What does you husband think about this?

What do you want your marriage to look like?

Do you think your ideal and reality can come close to matching?

What does your husbands ideal marriage look like?


----------



## richardsharpe (Jul 8, 2014)

Good evenign SoThisIsIt1986
If you initiate some non-sexual intimacy - a kiss as you walk by. Holding hands while watching TV, etc. does he pull away? have you tried? Is it possible each of you senses a problem but feels funny being the first one to initiate (maybe fear of rejection?).


----------



## Young at Heart (Jan 6, 2015)

SoThisIsIt1986 said:


> ....We have not slept in the same bed in almost 3 years (on rare occaisons we do of course but I would say 1x a month or so), we dont kiss eachother good night, there is no nonsexual intimacy (and very little sexual) at all, hand holding, shoulder rub, nothing like that.. and we maybe have sex 1x every 3-4 weeks..
> 
> ... I watch porn and do masterbate and dont feel shame in saying so. He does aswell.
> 
> ...


My 2 cents. Talk to your H and tell him that you want to reconnect to him physically and emotionally. 

If you and he masturbate and do porn, can you at least sync up so that you do in the same bed on the same night/morning sequentially with the other holding them in their arms? This way you will at least be having sex together.....sort of.

Also, is there some reason you don't sleep in the same bed, work different shifts? If so, can't you find some mommy/daddy play time to be alone together in bed at least once a week? Sort of a "date night" on steroids?

One of the other things that you might look into is good old fashioned YMCA or church summer camp for your kids when they get to an appropriate age. My wife and I use to look forward to our week alone each summer. Even scheduled some of our vacation time for Camp week.

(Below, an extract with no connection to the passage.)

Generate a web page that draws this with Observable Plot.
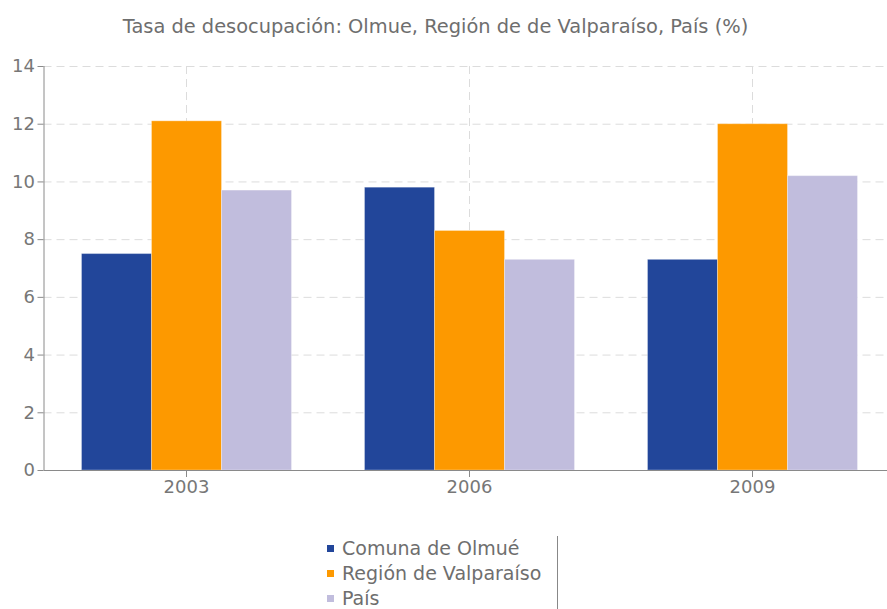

On a scale of where to start, if you do have time together, doing things designed to physically connect the two of you. For example sitting on the sofa, taking turns either rubbing each others feet or shoulders? Kids can be in the room for that. 
After, you put the kids to bed you can come back to him and ask if he would like to continue or if he might like a happy ending to his massage. 

One of the things the Gottmans are big on in their marriage studies is daily rituals of bonding. A long kiss or hug in the morning and on reconnecting after work, complements given to each other and spending time emotionally connecting. They actually have a 35 minute weekly routine (5 minutes a day for 7 days a week) they say can give you a solid marriage.

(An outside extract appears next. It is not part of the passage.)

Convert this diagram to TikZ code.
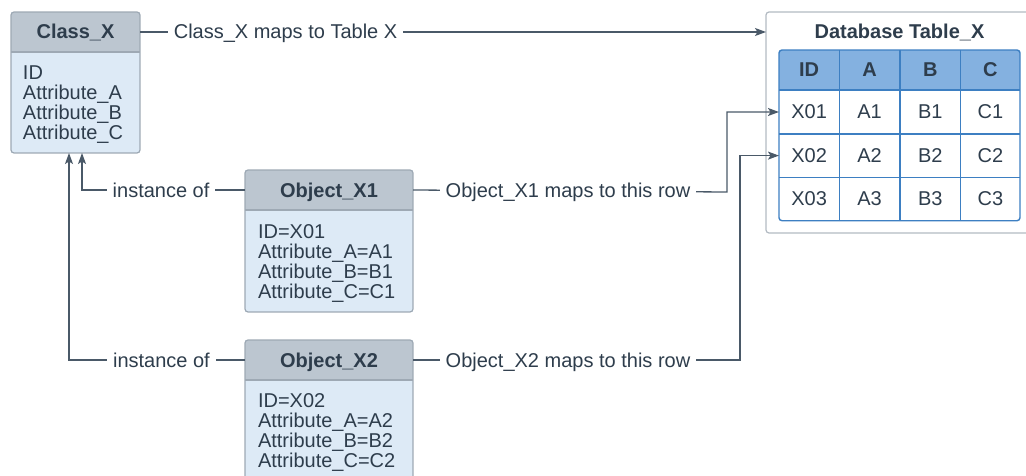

Free Marriage Counseling: How to Do it Yourself | The Art of Manliness

The point is that it doesn't take a lot of time or energy to gain intimacy.

Good luck.


----------



## Big Mama (Mar 24, 2014)

I am not real sure what kind of answer you are looking for. Things are not "Bad", they just are not like the married relationships of most people. I have learned this much in marriage counseling..... If it works for you then that is great. You marriage doesn't have to be what every body else has, it only has to be what you have. 

I'd love to hear the answers to some of the above posters questions. I would like to help bout I need a little more information.


----------



## seattle_stranger (Nov 4, 2014)

Would you say you're in love with this man? Can you see a happy marriage with him?


----------